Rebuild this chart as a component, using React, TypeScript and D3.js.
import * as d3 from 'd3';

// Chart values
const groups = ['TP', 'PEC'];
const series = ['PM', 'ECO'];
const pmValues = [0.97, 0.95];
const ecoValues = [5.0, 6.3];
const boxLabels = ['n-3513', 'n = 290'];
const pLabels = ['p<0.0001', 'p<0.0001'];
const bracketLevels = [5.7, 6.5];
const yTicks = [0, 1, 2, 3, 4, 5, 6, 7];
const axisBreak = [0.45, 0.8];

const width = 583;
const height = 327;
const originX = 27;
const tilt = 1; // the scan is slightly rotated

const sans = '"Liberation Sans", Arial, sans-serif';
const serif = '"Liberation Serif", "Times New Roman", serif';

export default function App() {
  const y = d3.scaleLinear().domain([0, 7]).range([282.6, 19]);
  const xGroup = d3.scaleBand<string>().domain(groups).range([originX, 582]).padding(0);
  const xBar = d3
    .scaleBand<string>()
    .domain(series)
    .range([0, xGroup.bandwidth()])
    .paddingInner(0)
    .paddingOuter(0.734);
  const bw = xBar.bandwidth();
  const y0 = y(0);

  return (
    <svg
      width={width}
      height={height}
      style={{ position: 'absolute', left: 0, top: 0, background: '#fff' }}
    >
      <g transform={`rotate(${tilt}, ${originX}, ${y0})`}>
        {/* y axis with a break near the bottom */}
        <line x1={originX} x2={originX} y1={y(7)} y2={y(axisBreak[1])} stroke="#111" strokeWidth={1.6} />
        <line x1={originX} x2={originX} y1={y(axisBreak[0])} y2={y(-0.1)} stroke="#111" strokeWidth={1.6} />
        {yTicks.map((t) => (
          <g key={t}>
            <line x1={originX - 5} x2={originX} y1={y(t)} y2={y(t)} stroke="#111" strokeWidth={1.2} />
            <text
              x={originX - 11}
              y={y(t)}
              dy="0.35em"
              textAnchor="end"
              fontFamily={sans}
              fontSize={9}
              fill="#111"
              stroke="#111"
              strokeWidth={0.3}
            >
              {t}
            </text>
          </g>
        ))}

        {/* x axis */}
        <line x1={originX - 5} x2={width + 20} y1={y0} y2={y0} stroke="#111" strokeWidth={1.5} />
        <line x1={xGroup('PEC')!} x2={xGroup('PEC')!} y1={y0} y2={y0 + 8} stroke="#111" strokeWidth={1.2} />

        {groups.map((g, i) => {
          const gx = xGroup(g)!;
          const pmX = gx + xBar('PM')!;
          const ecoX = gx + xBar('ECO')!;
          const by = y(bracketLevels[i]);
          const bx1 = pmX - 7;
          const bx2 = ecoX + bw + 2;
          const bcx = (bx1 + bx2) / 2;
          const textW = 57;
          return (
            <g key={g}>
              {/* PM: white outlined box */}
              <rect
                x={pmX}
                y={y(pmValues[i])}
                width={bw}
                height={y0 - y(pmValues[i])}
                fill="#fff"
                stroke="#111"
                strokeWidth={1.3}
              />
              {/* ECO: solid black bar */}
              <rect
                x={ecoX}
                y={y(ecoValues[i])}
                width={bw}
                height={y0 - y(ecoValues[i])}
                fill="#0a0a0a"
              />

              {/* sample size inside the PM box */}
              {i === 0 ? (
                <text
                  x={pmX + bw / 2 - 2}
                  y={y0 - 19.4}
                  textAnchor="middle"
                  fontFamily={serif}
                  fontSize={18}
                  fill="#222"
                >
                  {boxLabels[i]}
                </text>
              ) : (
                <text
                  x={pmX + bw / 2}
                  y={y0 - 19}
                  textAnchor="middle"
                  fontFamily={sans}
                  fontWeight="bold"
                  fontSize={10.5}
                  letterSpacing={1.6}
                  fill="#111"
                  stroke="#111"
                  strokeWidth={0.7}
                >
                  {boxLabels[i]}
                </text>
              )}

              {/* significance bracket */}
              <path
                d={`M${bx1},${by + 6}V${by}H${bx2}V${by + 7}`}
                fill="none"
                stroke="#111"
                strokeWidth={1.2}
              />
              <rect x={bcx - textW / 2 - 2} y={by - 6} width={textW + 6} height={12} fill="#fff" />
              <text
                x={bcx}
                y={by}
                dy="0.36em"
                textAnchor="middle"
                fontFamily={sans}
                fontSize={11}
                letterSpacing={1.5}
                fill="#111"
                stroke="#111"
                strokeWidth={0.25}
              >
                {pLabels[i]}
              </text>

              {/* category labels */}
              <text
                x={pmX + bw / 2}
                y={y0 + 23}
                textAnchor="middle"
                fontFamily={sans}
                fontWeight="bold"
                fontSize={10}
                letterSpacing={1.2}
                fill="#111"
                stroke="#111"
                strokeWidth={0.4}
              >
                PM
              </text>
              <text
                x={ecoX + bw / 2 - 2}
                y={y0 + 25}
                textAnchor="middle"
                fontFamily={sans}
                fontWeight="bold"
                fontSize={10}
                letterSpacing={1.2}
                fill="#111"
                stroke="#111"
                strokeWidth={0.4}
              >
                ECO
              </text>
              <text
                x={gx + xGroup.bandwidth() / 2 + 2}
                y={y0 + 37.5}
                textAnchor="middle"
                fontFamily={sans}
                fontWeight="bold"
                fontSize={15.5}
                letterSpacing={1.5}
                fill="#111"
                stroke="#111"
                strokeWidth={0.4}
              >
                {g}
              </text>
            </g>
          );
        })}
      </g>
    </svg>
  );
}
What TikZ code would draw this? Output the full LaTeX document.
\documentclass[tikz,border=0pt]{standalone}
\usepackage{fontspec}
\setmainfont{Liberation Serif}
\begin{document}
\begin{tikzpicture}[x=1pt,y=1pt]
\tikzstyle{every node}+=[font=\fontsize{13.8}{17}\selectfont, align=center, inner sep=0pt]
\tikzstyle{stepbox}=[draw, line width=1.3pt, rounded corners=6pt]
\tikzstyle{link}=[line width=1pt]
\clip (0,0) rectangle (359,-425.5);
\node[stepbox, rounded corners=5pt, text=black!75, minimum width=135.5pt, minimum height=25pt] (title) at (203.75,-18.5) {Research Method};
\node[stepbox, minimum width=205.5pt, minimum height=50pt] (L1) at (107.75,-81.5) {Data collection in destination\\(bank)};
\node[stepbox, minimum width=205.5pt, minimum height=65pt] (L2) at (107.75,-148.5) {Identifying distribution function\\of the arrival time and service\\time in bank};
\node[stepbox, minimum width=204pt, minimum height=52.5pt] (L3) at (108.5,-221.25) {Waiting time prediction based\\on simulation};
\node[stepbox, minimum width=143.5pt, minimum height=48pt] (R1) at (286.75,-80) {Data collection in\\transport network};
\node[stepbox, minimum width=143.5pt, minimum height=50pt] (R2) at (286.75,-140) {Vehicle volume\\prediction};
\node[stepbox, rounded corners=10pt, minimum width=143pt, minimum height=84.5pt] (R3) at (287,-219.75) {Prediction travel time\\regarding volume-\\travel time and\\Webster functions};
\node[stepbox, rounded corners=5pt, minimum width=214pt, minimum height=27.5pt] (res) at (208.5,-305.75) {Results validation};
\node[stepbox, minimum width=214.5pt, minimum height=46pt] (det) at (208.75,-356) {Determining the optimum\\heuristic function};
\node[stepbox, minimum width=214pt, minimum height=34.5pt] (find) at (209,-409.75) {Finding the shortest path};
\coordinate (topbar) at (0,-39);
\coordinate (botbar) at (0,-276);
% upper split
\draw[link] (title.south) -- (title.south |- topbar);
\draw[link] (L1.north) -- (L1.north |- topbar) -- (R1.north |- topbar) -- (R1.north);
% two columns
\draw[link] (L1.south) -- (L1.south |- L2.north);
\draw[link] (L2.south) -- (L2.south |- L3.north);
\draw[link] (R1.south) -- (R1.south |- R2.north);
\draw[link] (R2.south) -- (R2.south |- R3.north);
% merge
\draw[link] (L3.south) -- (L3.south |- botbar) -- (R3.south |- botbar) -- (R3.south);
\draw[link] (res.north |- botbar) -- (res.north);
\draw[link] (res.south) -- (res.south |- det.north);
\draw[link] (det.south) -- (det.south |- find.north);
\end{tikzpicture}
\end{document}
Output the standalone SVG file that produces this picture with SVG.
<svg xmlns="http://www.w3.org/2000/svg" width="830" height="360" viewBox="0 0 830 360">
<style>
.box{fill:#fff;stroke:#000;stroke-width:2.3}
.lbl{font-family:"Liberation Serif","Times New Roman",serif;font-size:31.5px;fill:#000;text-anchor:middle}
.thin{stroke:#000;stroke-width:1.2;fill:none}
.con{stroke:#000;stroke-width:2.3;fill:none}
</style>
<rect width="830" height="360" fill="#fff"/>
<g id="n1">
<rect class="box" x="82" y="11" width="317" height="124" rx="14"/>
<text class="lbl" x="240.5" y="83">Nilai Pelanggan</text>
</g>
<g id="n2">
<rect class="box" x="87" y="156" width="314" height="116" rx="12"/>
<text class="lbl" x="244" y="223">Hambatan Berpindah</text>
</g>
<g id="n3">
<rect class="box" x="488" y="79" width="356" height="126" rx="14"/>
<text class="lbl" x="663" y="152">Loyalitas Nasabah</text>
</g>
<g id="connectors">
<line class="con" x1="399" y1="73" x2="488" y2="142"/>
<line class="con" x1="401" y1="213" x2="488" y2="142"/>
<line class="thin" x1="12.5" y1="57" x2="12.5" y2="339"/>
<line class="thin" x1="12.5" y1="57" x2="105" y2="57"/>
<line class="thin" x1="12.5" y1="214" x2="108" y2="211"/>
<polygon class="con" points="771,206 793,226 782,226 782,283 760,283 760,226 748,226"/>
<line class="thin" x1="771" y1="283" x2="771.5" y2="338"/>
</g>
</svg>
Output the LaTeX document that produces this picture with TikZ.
——————————
# Exercise brief
Repeat exactly the lines from the first line of the records above through the line containing "import * as d3 from 'd3';", both included, and nothing else.

# Exercise answer
Rebuild this chart as a component, using React, TypeScript and D3.js.
import * as d3 from 'd3';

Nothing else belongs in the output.